The beautiful insight here is that Shiva and Shakti are not truly separate. Hindu iconography often shows them as Ardhanarishvara, a composite form that is half male and half female, symbolizing their essential unity. Shiva without Shakti is described as "shava," a corpse, emphasizing that consciousness without energy is lifeless and inert. Similarly, Shakti without Shiva would be blind energy without direction or purpose. Together, they represent the complete reality.
Maha Shivaratri: The Night of Consciousness
This brings us to Maha Shivaratri, the "Great Night of Shiva," one of the most significant festivals in the Hindu calendar. Falling on the fourteenth night of the dark fortnight in the month of Phalguna (usually February or March), Shivaratri celebrates the wedding of Shiva and Shakti, the union of consciousness and energy, the marriage of the eternal and the temporal.
Why is this union celebrated at night? Night in Hindu symbolism represents the unmanifest, the potential, the womb of creation before dawn breaks. It is the time when the world withdraws into itself, when the external activities of the day give way to introspection and inner awareness. Shivaratri thus symbolizes the moment when individual consciousness recognizes its unity with cosmic consciousness, when the separation between Purusha and Prakriti dissolves into non-dual awareness.
During Shivaratri, devotees observe fasting and keep vigil through the night, engaging in meditation and worship. This practice has profound metaphysical significance. By staying awake and aware through the dark night, practitioners symbolically resist the pull of tamas, the quality of ignorance and unconsciousness. They cultivate the witness consciousness of Purusha while honoring the creative energy of Prakriti. The night-long vigil becomes a microcosm of the spiritual journey toward self-realization.
The Philosophical Significance for Understanding Hinduism
For someone seeking to understand Hinduism, the concept of Prakriti and its relationship to consciousness offers several crucial insights. First, it reveals that Hinduism does not see spirit and matter as fundamentally opposed or irreconcilable. The physical world is not an illusion to be rejected but rather the creative expression of divine energy. This is why Hinduism celebrates embodied existence through festivals, art, dance, and ritual, even while seeking transcendence.

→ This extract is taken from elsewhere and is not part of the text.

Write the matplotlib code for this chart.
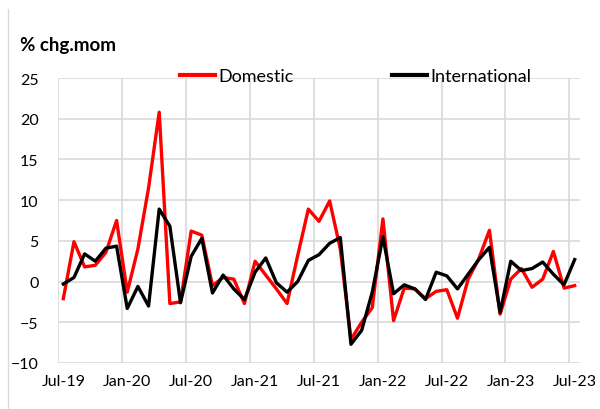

Second, this framework helps explain the Hindu approach to the divine feminine. Unlike traditions where the ultimate reality is conceived solely in masculine terms, Hinduism grants equal metaphysical status to feminine creative energy. Shakti is not subordinate to Shiva but his essential complement, his very capacity to be known and to create.
Finally, understanding Prakriti and Purusha illuminates the Hindu goal of moksha or liberation. Liberation is not escape from the material world but rather the recognition of the true relationship between consciousness and its manifestations. It is seeing that what you fundamentally are is the unchanging witness, while simultaneously honoring the sacred dance of becoming that Prakriti performs.
Shivaratri invites us to experience this truth directly, not merely as philosophy but as lived reality. On this sacred night, the boundary between the observer and the observed, between spirit and matter, between the eternal and the temporal, becomes transparent. We glimpse the profound unity that underlies all apparent divisions, the singular reality that expresses itself as the infinite multiplicity of existence.
This is the heart of Hindu metaphysics: not a rejection of the world but a deeper seeing that penetrates to its source and recognizes the divine play happening in every moment of manifestation.